Enfin, le compte rendu ne donne aucun élément sur la durée des symptômes psychotiques par rapport aux éléments thymiques. Dans le cas ou l'idée d'avoir un ovaire à la place de son testicule avait persisté plus de 2 semaines après que les éléments maniaques se soient amendés, les épisodes suivants pouvaient être taxés de schizo-affectifs.

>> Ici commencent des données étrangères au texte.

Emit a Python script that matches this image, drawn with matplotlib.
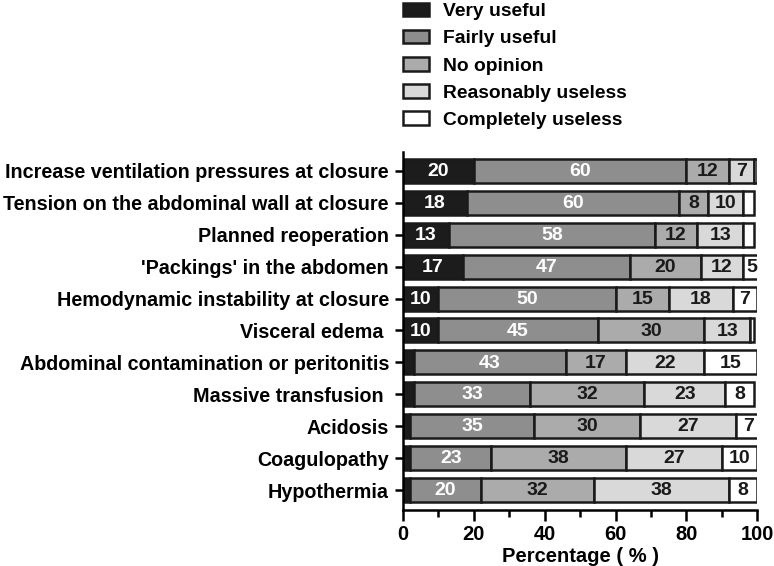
import matplotlib.pyplot as plt
import numpy as np

plt.rcParams['font.family'] = ['Liberation Sans', 'DejaVu Sans']
plt.rcParams['font.weight'] = 'bold'

factors = [
    "Increase ventilation pressures at closure",
    "Tension on the abdominal wall at closure",
    "Planned reoperation",
    "'Packings' in the abdomen",
    "Hemodynamic instability at closure",
    "Visceral edema ",
    "Abdominal contamination or peritonitis",
    "Massive transfusion ",
    "Acidosis",
    "Coagulopathy",
    "Hypothermia",
]

very_useful = [20, 18, 13, 17, 10, 10, 3, 3, 2, 2, 2]
fairly_useful = [60, 60, 58, 47, 50, 45, 43, 33, 35, 23, 20]
no_opinion = [12, 8, 12, 20, 15, 30, 17, 32, 30, 38, 32]
reasonably_useless = [7, 10, 13, 12, 18, 13, 22, 23, 27, 27, 38]
completely_useless = [1, 3, 3, 5, 7, 1, 15, 8, 7, 10, 8]

series = [very_useful, fairly_useful, no_opinion, reasonably_useless, completely_useless]
names = ["Very useful", "Fairly useful", "No opinion", "Reasonably useless", "Completely useless"]
colors = ["#1c1c1c", "#8e8e8e", "#ababab", "#d9d9d9", "#ffffff"]
text_colors = ["white", "white", "#1a1a1a", "#1a1a1a", "#1a1a1a"]

fig = plt.figure(figsize=(7.74, 5.66), dpi=100)
ax = fig.add_axes([0.5205, 0.099, 0.458, 0.632])

y = np.arange(len(factors))
left = np.zeros(len(factors))
handles = []
for vals, name, col, tcol in zip(series, names, colors, text_colors):
    vals = np.array(vals, dtype=float)
    bars = ax.barh(y, vals, left=left, height=0.75, color=col,
                   edgecolor="#1a1a1a", linewidth=1.8, label=name)
    handles.append(bars)
    for yi, l, v in zip(y, left, vals):
        if v >= 5:
            ax.text(l + v / 2, yi + 0.02, f"{int(v)}", ha="center", va="center",
                    color=tcol, fontsize=14, fontweight="bold")
    left += vals

ax.set_xlim(0, 100)
ax.set_ylim(10.62, -0.58)
ax.set_yticks(y)
ax.set_yticklabels(factors, fontsize=14.2, fontweight="bold")
ax.set_xticks(np.arange(0, 101, 20))
ax.set_xticks(np.arange(10, 100, 20), minor=True)
ax.tick_params(axis="x", labelsize=14.5, width=1.8, length=8, pad=3)
ax.tick_params(axis="x", which="minor", width=1.8, length=5)
ax.tick_params(axis="y", width=1.8, length=6, pad=4)
for lab in ax.get_xticklabels():
    lab.set_fontweight("bold")
ax.spines["top"].set_visible(False)
ax.spines["right"].set_visible(False)
ax.spines["left"].set_linewidth(1.8)
ax.spines["bottom"].set_linewidth(1.8)
ax.set_xlabel("Percentage ( % )", fontsize=14.5, fontweight="bold", labelpad=2)

fig.legend(handles=handles, labels=names, loc="upper left",
           bbox_to_anchor=(0.498, 1.026), frameon=False,
           prop={"size": 13.9, "weight": "bold"}, handlelength=1.35,
           handleheight=0.7, handletextpad=0.75, labelspacing=0.5)

fig.savefig("out.png", dpi=100)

Traitement : Que l'épisode soit schizophrénique ou schizophréniforme, les recommandations sont les mêmes que précédemment (même durée).



Diagnostic WKL
                                                                        Debut

Le diagnostic n'est pas aisé, il manque des éléments. La discussion sert donc d’illustration au raisonnement face à la diversité des diagnostics possibles (chacun ayant un pronostic différent).

Classiquement pour une PMD, le délire doit se comprendre par rapport à l'accélération que vit le patient. Ici c'est surtout cet ovaire à la place du testicule qui paraît incompatible. Il est cependant nécessaire de le mettre en perspective avec l'économie psychique du patient étant donné son histoire. Le premier épisode est incomplet (pas d'euphorie ni même d’anxiété), mais pas instable dans le temps. On nous dit que les parents s'étaient rencontrés alors qu'ils étaient tous les deux soignés en psychiatrie. Une bipolarité chez l'un d'entre eux renforcerait l'hypothèse.

Mais les épisodes semblent se correspondre sans qu'il y ait de polarité opposée. On pourrait donc envisager une manie ou une euphorie pure.
La manie pure peut être exclue, car le tableau doit comprendre un tableau toujours identique et complet comprenant élévation de l'humeur, tachypsychie, hyperactivité. Le premier épisode semblait dépourvu d'une élévation de l'humeur.
Parmi les euphories pures, l'hypothèse la plus intéressante serait l'euphorie hypocondriaque en raison de cette histoire d'ovaire-testicule. Une telle hypothèse suppose que le patient ait exprimé une souffrance vis à vis de ce ressenti corporel. Ce n'est pas limpide dans l'observation, mais on peut l'imaginer, étant donné qu'il réclamait un traitement. On peut aussi comprendre pourquoi l'euphorie aurait échappé aux investigateurs lors de la première hospitalisation, puisqu'elle peut ne se développer que lorsque le sujet parle de ses souffrances (ici son ovaire-testicule). Mais il ne devrait pas y avoir d'hyperactivité, ni d'accélération au point de sauter d'un sujet à l'autre (l'accélération se voit essentiellement lorsque le sujet parle de ses sensations).

Le plus probable est une psychose anxiété-félicité avec sa composante anxieuse (peur que ses camarades le croient homosexuel), avec des éléments de félicité qui sont parfois très fugaces de telle sorte que le sujet peut ne pas les rapporter spontanément. Les idées hypocondriaques peuvent se voir dans ces tableaux, les sauts d'un sujet à un autre aussi, sans toutefois atteindre une véritable incohérence comme dans la psychose confusionnelle excitée. Certes la charge héréditaire est faible dans ces troubles, cependant, il y a ce que Leonhard interprète comme un effet de l'environnement : si l'un des parents est atteint, la proportion de psychoses dans la descendance est de 15.4 % vs. 3.1 % si aucun des parents ne souffre du trouble. De façon amusante 1 enfant sur 6 atteint (16.6%) n'est pas très éloigné de cette statistique (cela n'a rien d'une démonstration).

Seule une paraphrénie affective (schizophrénie non systématisée) peut encore être évoquée, mais a aucun moment le délire semble avoir été affectivement investi. Ce point n'est souvent pas correctement évalué de sorte qu’ici, le diagnostic ne peut formellement être éliminé. Il faut néamoins retenir que l'absence de symptômes dans les premiers intervalles inter-épisodes ne peut en aucun cas servir à éliminer ce diagnostic.